Located on the corner of Wintergreen and Farnham Avenues, the four-story, 60,000 square-foot building, designed by Sasaki in collaboration with Oak Park Architects, will provide a launching pad for expanding the school’s offerings and developing new partnerships with the business community. With solar panels generating 90% of the building’s needs, supplemented by a below-ground geothermal field, the net-zero building will produce enough renewable energy to meet its own annual energy consumption requirements.

“Southern Connecticut State University’s new School of Business building represents a shared investment in education, innovation, and environmental stewardship,” said Ron Simoneau, executive vice president of education at Shawmut. “Beyond paving the way for a more sustainable future, this building serves as a dynamic hub for educating the leaders of tomorrow, positioning the university at the forefront of academic and environmental leadership.”

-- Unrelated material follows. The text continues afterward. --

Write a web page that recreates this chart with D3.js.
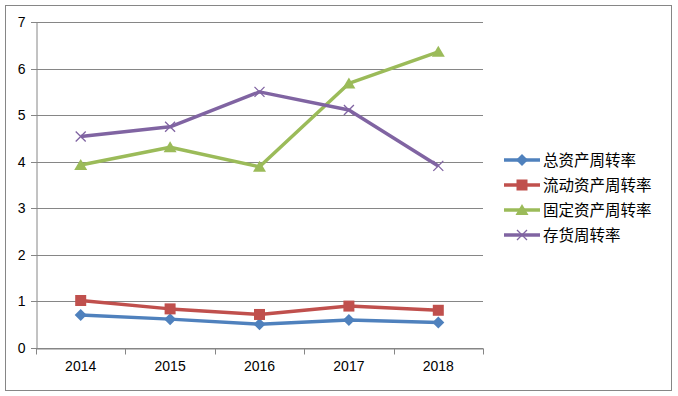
<!DOCTYPE html>
<html>
<head>
<meta charset="utf-8">
<script src="https://cdn.jsdelivr.net/npm/d3@7"></script>
<style>
  body { margin: 0; background: #fff; }
  svg text { font-family: "Liberation Sans", "Noto Sans CJK SC", sans-serif; }
</style>
</head>
<body>
<svg width="678" height="396"></svg>
<script>
// data
var years = ["2014", "2015", "2016", "2017", "2018"];
var seriesNames = ["总资产周转率", "流动资产周转率", "固定资产周转率", "存货周转率"];
var totalAsset = [0.71, 0.62, 0.51, 0.60, 0.55];
var currentAsset = [1.02, 0.84, 0.72, 0.90, 0.81];
var fixedAsset = [3.93, 4.31, 3.89, 5.68, 6.36];
var inventory = [4.54, 4.75, 5.50, 5.11, 3.91];
var yTicks = [0, 1, 2, 3, 4, 5, 6, 7];

var series = [
    {name: seriesNames[0], values: totalAsset, color: "#4F81BD", marker: "diamond"},
    {name: seriesNames[1], values: currentAsset, color: "#C0504D", marker: "square"},
    {name: seriesNames[2], values: fixedAsset, color: "#9BBB59", marker: "triangle"},
    {name: seriesNames[3], values: inventory, color: "#8064A2", marker: "cross"}
];

var svg = d3.select("svg"),
    margin = {top: 22, right: 195, bottom: 48, left: 36},
    width = +svg.attr("width") - margin.left - margin.right,
    height = +svg.attr("height") - margin.top - margin.bottom;

// outer chart border
svg.append("rect")
    .attr("x", 5.5).attr("y", 5.5)
    .attr("width", 666).attr("height", 385)
    .attr("fill", "none")
    .attr("stroke", "#868686");

var g = svg.append("g").attr("transform", "translate(" + margin.left + "," + margin.top + ")");

var x = d3.scaleBand().domain(years).range([0, width]);
var y = d3.scaleLinear().domain([0, 7]).range([height, 0]);

// gridlines
g.append("g")
    .selectAll("line")
    .data(yTicks)
    .enter().append("line")
    .attr("x1", -5).attr("x2", width)
    .attr("y1", function(d) { return Math.round(y(d)) + 0.5; })
    .attr("y2", function(d) { return Math.round(y(d)) + 0.5; })
    .attr("stroke", "#868686");

// y axis
var yAxis = g.append("g")
    .attr("transform", "translate(0.5,0)")
    .call(d3.axisLeft(y).tickValues(yTicks).tickSize(0).tickPadding(11).tickFormat(d3.format("d")));
yAxis.select(".domain").attr("stroke", "#868686");
yAxis.selectAll("text").attr("font-size", 14).attr("fill", "#000");

// x axis
var xAxis = g.append("g")
    .attr("transform", "translate(0," + (Math.round(height) + 0.5) + ")")
    .call(d3.axisBottom(x).tickSize(0).tickPadding(13));
xAxis.select(".domain").attr("stroke", "#868686");
xAxis.selectAll("text").attr("font-size", 14).attr("fill", "#000");
xAxis.selectAll(".sep")
    .data(d3.range(years.length + 1))
    .enter().append("line")
    .attr("class", "sep")
    .attr("x1", function(i) { return Math.round(i * x.step()) + 0.5; })
    .attr("x2", function(i) { return Math.round(i * x.step()) + 0.5; })
    .attr("y1", 0).attr("y2", 6)
    .attr("stroke", "#868686");

var cx = function(i) { return x(years[i]) + x.bandwidth() / 2; };

var line = d3.line()
    .x(function(d, i) { return cx(i); })
    .y(function(d) { return y(d); });

function drawMarker(sel, type, color) {
    if (type === "diamond") {
        sel.append("path").attr("d", "M0,-6L6,0L0,6L-6,0Z").attr("fill", color);
    } else if (type === "square") {
        sel.append("rect").attr("x", -5.5).attr("y", -5.5).attr("width", 11).attr("height", 11).attr("fill", color);
    } else if (type === "triangle") {
        sel.append("path").attr("d", "M0,-6L6.5,5L-6.5,5Z").attr("fill", color);
    } else {
        sel.append("path").attr("d", "M-5,-5L5,5M-5,5L5,-5").attr("stroke", color).attr("stroke-width", 1.3).attr("fill", "none");
    }
}

series.forEach(function(s) {
    g.append("path")
        .datum(s.values)
        .attr("fill", "none")
        .attr("stroke", s.color)
        .attr("stroke-width", 3.5)
        .attr("stroke-linejoin", "round")
        .attr("d", line);
    s.values.forEach(function(v, i) {
        var m = g.append("g").attr("transform", "translate(" + cx(i) + "," + y(v) + ")");
        drawMarker(m, s.marker, s.color);
    });
});

// legend
var legend = svg.append("g").attr("transform", "translate(504,160)");
series.forEach(function(s, i) {
    var row = legend.append("g").attr("transform", "translate(0," + (i * 25) + ")");
    row.append("line")
        .attr("x1", 0).attr("x2", 36)
        .attr("stroke", s.color)
        .attr("stroke-width", 3.5);
    var m = row.append("g").attr("transform", "translate(18,0)");
    drawMarker(m, s.marker, s.color);
    row.append("text")
        .attr("x", 39).attr("y", 0)
        .attr("dy", "0.38em")
        .attr("font-size", 15.5)
        .attr("fill", "#000")
        .text(s.name);
});
</script>
</body>
</html>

Inside, the building features nine general classrooms, as well as several specialized classrooms and lecture halls, including a 1,500 square-foot community room with seating for 100 people; 1,200 square-foot classroom and administrative suite designated for the MBA program; 1,200 square-foot space designed for financial market and data analytics; 100-seat, multi-purpose auditorium with tiered seating; 60-student case study classrooms with tiered seating; behavioral lab area with an observation room; 30-student learning labs; and two exterior plazas for students and community events.

“Our new School of Business building serves as an edifice of learning, scholarship, and innovation,” said Southern Connecticut State University School of Business Dean Jess Boronico. “We nurture leaders for the future and embrace the wealth of collaborative learning spaces in the building that will facilitate and encourage this initiative.”

In keeping with the state’s commitment to sustainability, the new building includes 52 geothermal wells that provide heating and cooling. The building is 100 percent electric and does not include any equipment that utilizes petroleum-based fuels. Offsetting the electrical loads is a dedicated solar field generating 635 kW of energy. During construction, 2,504 tons of waste was diverted from landfills.